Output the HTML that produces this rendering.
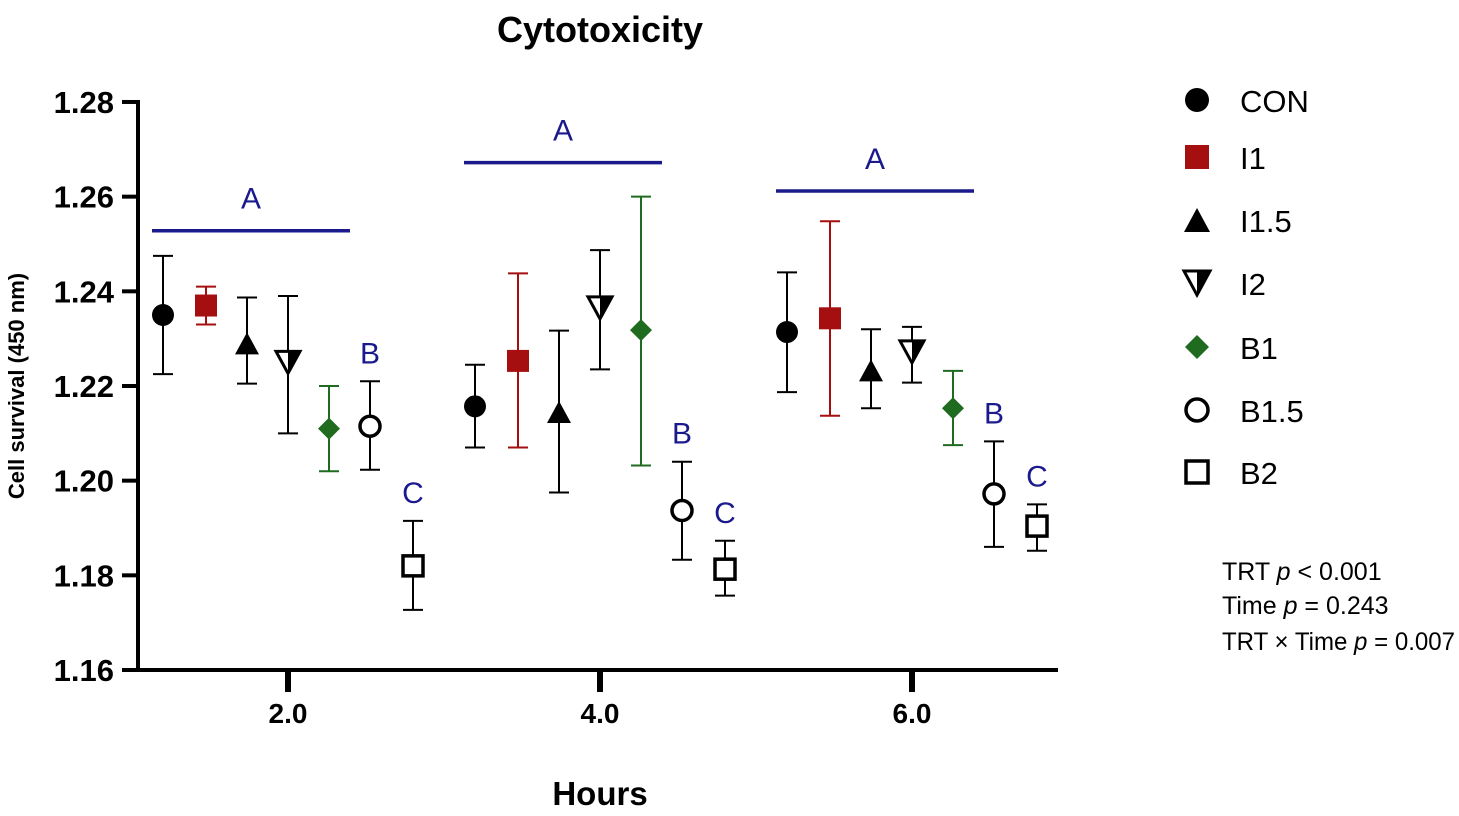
<!DOCTYPE html>
<html><head><meta charset="utf-8"><style>
body{margin:0;background:#fff;}
svg text{font-family:"Liberation Sans",Arial,sans-serif;}
</style></head><body>
<svg id="chart" width="1459" height="811" xmlns="http://www.w3.org/2000/svg">
<text x="600" y="42" text-anchor="middle" font-size="36" font-weight="bold">Cytotoxicity</text>
<text transform="translate(24,386) rotate(-90)" text-anchor="middle" font-size="22" font-weight="bold">Cell survival (450 nm)</text>
<text x="600" y="805" text-anchor="middle" font-size="33" font-weight="bold">Hours</text>
<g id="axes"></g><g id="marks"></g><g id="legend"></g>
<g font-size="25">
<text x="1222" y="580">TRT <tspan font-style="italic">p</tspan> &lt; 0.001</text>
<text x="1222" y="614">Time <tspan font-style="italic">p</tspan> = 0.243</text>
<text x="1222" y="650" textLength="233" lengthAdjust="spacingAndGlyphs">TRT × Time <tspan font-style="italic">p</tspan> = 0.007</text>
</g>
</svg>
<script>
const hours=[2,4,6];
const series=["CON","I1","I1.5","I2","B1","B1.5","B2"];
const means=[[1.235,1.237,1.229,1.225,1.211,1.2115,1.182],[1.2157,1.2253,1.2145,1.2365,1.2318,1.1937,1.1813],[1.2314,1.2343,1.2233,1.2272,1.2153,1.1972,1.1904]];
const lows=[[1.2225,1.233,1.2205,1.210,1.202,1.2023,1.1727],[1.207,1.207,1.1975,1.2235,1.2032,1.1833,1.1757],[1.2187,1.2137,1.2153,1.2207,1.2075,1.186,1.1852]];
const highs=[[1.2475,1.241,1.2387,1.239,1.220,1.221,1.1915],[1.2245,1.2438,1.2317,1.2487,1.260,1.204,1.1873],[1.244,1.2548,1.232,1.2325,1.2232,1.2083,1.195]];
const yTicks=[1.16,1.18,1.20,1.22,1.24,1.26,1.28];
const xTickLabels=["2.0","4.0","6.0"];
const sigA=[1.2528,1.2672,1.2612];
const sigLetters=[["B","C"],["B","C"],["B","C"]];
const NS="http://www.w3.org/2000/svg";
const y=v=>670-(v-1.16)/0.02*94.67;
const x=h=>288+(h-2)*156;
const offs=[-125,-82,-41,0,41,82,125];
const colors=["#000","#a50f0f","#000","#000","#1f6b1f","#000","#000"];
function mk(t,a,p){const e=document.createElementNS(NS,t);for(const k in a)e.setAttribute(k,a[k]);p.appendChild(e);return e;}
const axes=document.getElementById('axes'),marks=document.getElementById('marks'),leg=document.getElementById('legend');
let yl=mk('line',{x1:138,y1:100,x2:138,y2:672,stroke:'#000','stroke-width':4},axes);


let xl=mk('line',{x1:136,y1:670,x2:1058,y2:670,stroke:'#000','stroke-width':4},axes);


yTicks.forEach(t=>{mk('line',{x1:122,x2:138,y1:y(t),y2:y(t),stroke:'#000','stroke-width':4},axes);
const tx=mk('text',{x:114,y:y(t)+11,'text-anchor':'end','font-size':31,'font-weight':'bold'},axes);tx.textContent=t.toFixed(2);

});
hours.forEach((h,i)=>{mk('line',{x1:x(h),x2:x(h),y1:670,y2:692,stroke:'#000','stroke-width':6},axes);
const tx=mk('text',{x:x(h),y:723,'text-anchor':'middle','font-size':28,'font-weight':'bold'},axes);tx.textContent=xTickLabels[i];

});
function marker(k,cx,cy,g,c,s){s=s||11;
if(k==0)mk('circle',{cx,cy,r:s,fill:'#000'},g);
else if(k==1)mk('rect',{x:cx-s,y:cy-s,width:2*s,height:2*s,fill:c},g);
else if(k==2)mk('polygon',{points:`${cx},${cy-s} ${cx+s+1},${cy+s} ${cx-s-1},${cy+s}`,fill:'#000'},g);
else if(k==3){mk('polygon',{points:`${cx-s-1},${cy-s} ${cx+s+1},${cy-s} ${cx},${cy+s}`,fill:'#fff',stroke:'#000','stroke-width':3},g);mk('polygon',{points:`${cx},${cy-s} ${cx+s+1},${cy-s} ${cx},${cy+s}`,fill:'#000'},g);}
else if(k==4)mk('polygon',{points:`${cx},${cy-s} ${cx+s},${cy} ${cx},${cy+s} ${cx-s},${cy}`,fill:c},g);
else if(k==5)mk('circle',{cx,cy,r:s-1,fill:'#fff',stroke:'#000','stroke-width':3.5},g);
else mk('rect',{x:cx-s+1,y:cy-s+1,width:2*s-2,height:2*s-2,fill:'#fff',stroke:'#000','stroke-width':3.5},g);}
hours.forEach((h,gi)=>{series.forEach((s,k)=>{const cx=x(h)+offs[k],c=colors[k];
const g=mk('g',{},marks);


mk('line',{x1:cx,x2:cx,y1:y(lows[gi][k]),y2:y(highs[gi][k]),stroke:c,'stroke-width':2},g);
[lows[gi][k],highs[gi][k]].forEach(v=>mk('line',{x1:cx-10,x2:cx+10,y1:y(v),y2:y(v),stroke:c,'stroke-width':2},g));
marker(k,cx,y(means[gi][k]),g,c);});
const la=mk('line',{x1:x(h)-136,x2:x(h)+62,y1:y(sigA[gi]),y2:y(sigA[gi]),stroke:'#1a1a8c','stroke-width':3.5},marks);


const ta=mk('text',{x:x(h)-37,y:y(sigA[gi])-22,'text-anchor':'middle','font-size':30,fill:'#1a1a8c'},marks);ta.textContent='A';


[5,6].forEach((k,j)=>{const t=mk('text',{x:x(h)+offs[k],y:y(highs[gi][k])-18,'text-anchor':'middle','font-size':30,fill:'#1a1a8c'},marks);t.textContent=sigLetters[gi][j];

});});
const ly=[100,157,220,283,347,410,472];
series.forEach((s,k)=>{const g=mk('g',{},leg);


marker(k,1197,ly[k],g,colors[k],12);
const t=mk('text',{x:1240,y:ly[k]+12,'font-size':31},g);t.textContent=s;});
</script>
</body></html>
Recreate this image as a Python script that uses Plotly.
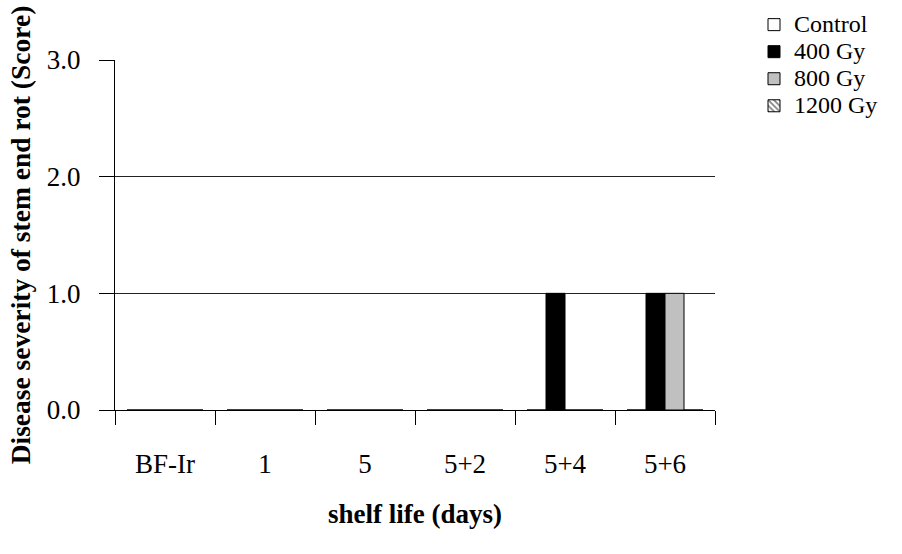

########################################

(TO BE DONE) Leave out the pictures and print every line of the data exactly.

(SOLUTION)
Output the HTML that produces this rendering.
<!DOCTYPE html>
<html><head><meta charset="utf-8"><style>
body{margin:0;background:#fff;}
svg text{font-family:"Liberation Sans",Arial,sans-serif;}
</style></head><body>
<svg id="chart" width="1459" height="811" xmlns="http://www.w3.org/2000/svg">
<text x="600" y="42" text-anchor="middle" font-size="36" font-weight="bold">Cytotoxicity</text>
<text transform="translate(24,386) rotate(-90)" text-anchor="middle" font-size="22" font-weight="bold">Cell survival (450 nm)</text>
<text x="600" y="805" text-anchor="middle" font-size="33" font-weight="bold">Hours</text>
<g id="axes"></g><g id="marks"></g><g id="legend"></g>
<g font-size="25">
<text x="1222" y="580">TRT <tspan font-style="italic">p</tspan> &lt; 0.001</text>
<text x="1222" y="614">Time <tspan font-style="italic">p</tspan> = 0.243</text>
<text x="1222" y="650" textLength="233" lengthAdjust="spacingAndGlyphs">TRT × Time <tspan font-style="italic">p</tspan> = 0.007</text>
</g>
</svg>
<script>
const hours=[2,4,6];
const series=["CON","I1","I1.5","I2","B1","B1.5","B2"];
const means=[[1.235,1.237,1.229,1.225,1.211,1.2115,1.182],[1.2157,1.2253,1.2145,1.2365,1.2318,1.1937,1.1813],[1.2314,1.2343,1.2233,1.2272,1.2153,1.1972,1.1904]];
const lows=[[1.2225,1.233,1.2205,1.210,1.202,1.2023,1.1727],[1.207,1.207,1.1975,1.2235,1.2032,1.1833,1.1757],[1.2187,1.2137,1.2153,1.2207,1.2075,1.186,1.1852]];
const highs=[[1.2475,1.241,1.2387,1.239,1.220,1.221,1.1915],[1.2245,1.2438,1.2317,1.2487,1.260,1.204,1.1873],[1.244,1.2548,1.232,1.2325,1.2232,1.2083,1.195]];
const yTicks=[1.16,1.18,1.20,1.22,1.24,1.26,1.28];
const xTickLabels=["2.0","4.0","6.0"];
const sigA=[1.2528,1.2672,1.2612];
const sigLetters=[["B","C"],["B","C"],["B","C"]];
const NS="http://www.w3.org/2000/svg";
const y=v=>670-(v-1.16)/0.02*94.67;
const x=h=>288+(h-2)*156;
const offs=[-125,-82,-41,0,41,82,125];
const colors=["#000","#a50f0f","#000","#000","#1f6b1f","#000","#000"];
function mk(t,a,p){const e=document.createElementNS(NS,t);for(const k in a)e.setAttribute(k,a[k]);p.appendChild(e);return e;}
const axes=document.getElementById('axes'),marks=document.getElementById('marks'),leg=document.getElementById('legend');
let yl=mk('line',{x1:138,y1:100,x2:138,y2:672,stroke:'#000','stroke-width':4},axes);


let xl=mk('line',{x1:136,y1:670,x2:1058,y2:670,stroke:'#000','stroke-width':4},axes);


yTicks.forEach(t=>{mk('line',{x1:122,x2:138,y1:y(t),y2:y(t),stroke:'#000','stroke-width':4},axes);
const tx=mk('text',{x:114,y:y(t)+11,'text-anchor':'end','font-size':31,'font-weight':'bold'},axes);tx.textContent=t.toFixed(2);

});
hours.forEach((h,i)=>{mk('line',{x1:x(h),x2:x(h),y1:670,y2:692,stroke:'#000','stroke-width':6},axes);
const tx=mk('text',{x:x(h),y:723,'text-anchor':'middle','font-size':28,'font-weight':'bold'},axes);tx.textContent=xTickLabels[i];

});
function marker(k,cx,cy,g,c,s){s=s||11;
if(k==0)mk('circle',{cx,cy,r:s,fill:'#000'},g);
else if(k==1)mk('rect',{x:cx-s,y:cy-s,width:2*s,height:2*s,fill:c},g);
else if(k==2)mk('polygon',{points:`${cx},${cy-s} ${cx+s+1},${cy+s} ${cx-s-1},${cy+s}`,fill:'#000'},g);
else if(k==3){mk('polygon',{points:`${cx-s-1},${cy-s} ${cx+s+1},${cy-s} ${cx},${cy+s}`,fill:'#fff',stroke:'#000','stroke-width':3},g);mk('polygon',{points:`${cx},${cy-s} ${cx+s+1},${cy-s} ${cx},${cy+s}`,fill:'#000'},g);}
else if(k==4)mk('polygon',{points:`${cx},${cy-s} ${cx+s},${cy} ${cx},${cy+s} ${cx-s},${cy}`,fill:c},g);
else if(k==5)mk('circle',{cx,cy,r:s-1,fill:'#fff',stroke:'#000','stroke-width':3.5},g);
else mk('rect',{x:cx-s+1,y:cy-s+1,width:2*s-2,height:2*s-2,fill:'#fff',stroke:'#000','stroke-width':3.5},g);}
hours.forEach((h,gi)=>{series.forEach((s,k)=>{const cx=x(h)+offs[k],c=colors[k];
const g=mk('g',{},marks);


mk('line',{x1:cx,x2:cx,y1:y(lows[gi][k]),y2:y(highs[gi][k]),stroke:c,'stroke-width':2},g);
[lows[gi][k],highs[gi][k]].forEach(v=>mk('line',{x1:cx-10,x2:cx+10,y1:y(v),y2:y(v),stroke:c,'stroke-width':2},g));
marker(k,cx,y(means[gi][k]),g,c);});
const la=mk('line',{x1:x(h)-136,x2:x(h)+62,y1:y(sigA[gi]),y2:y(sigA[gi]),stroke:'#1a1a8c','stroke-width':3.5},marks);


const ta=mk('text',{x:x(h)-37,y:y(sigA[gi])-22,'text-anchor':'middle','font-size':30,fill:'#1a1a8c'},marks);ta.textContent='A';


[5,6].forEach((k,j)=>{const t=mk('text',{x:x(h)+offs[k],y:y(highs[gi][k])-18,'text-anchor':'middle','font-size':30,fill:'#1a1a8c'},marks);t.textContent=sigLetters[gi][j];

});});
const ly=[100,157,220,283,347,410,472];
series.forEach((s,k)=>{const g=mk('g',{},leg);


marker(k,1197,ly[k],g,colors[k],12);
const t=mk('text',{x:1240,y:ly[k]+12,'font-size':31},g);t.textContent=s;});
</script>
</body></html>
Recreate this image as a Python script that uses Plotly.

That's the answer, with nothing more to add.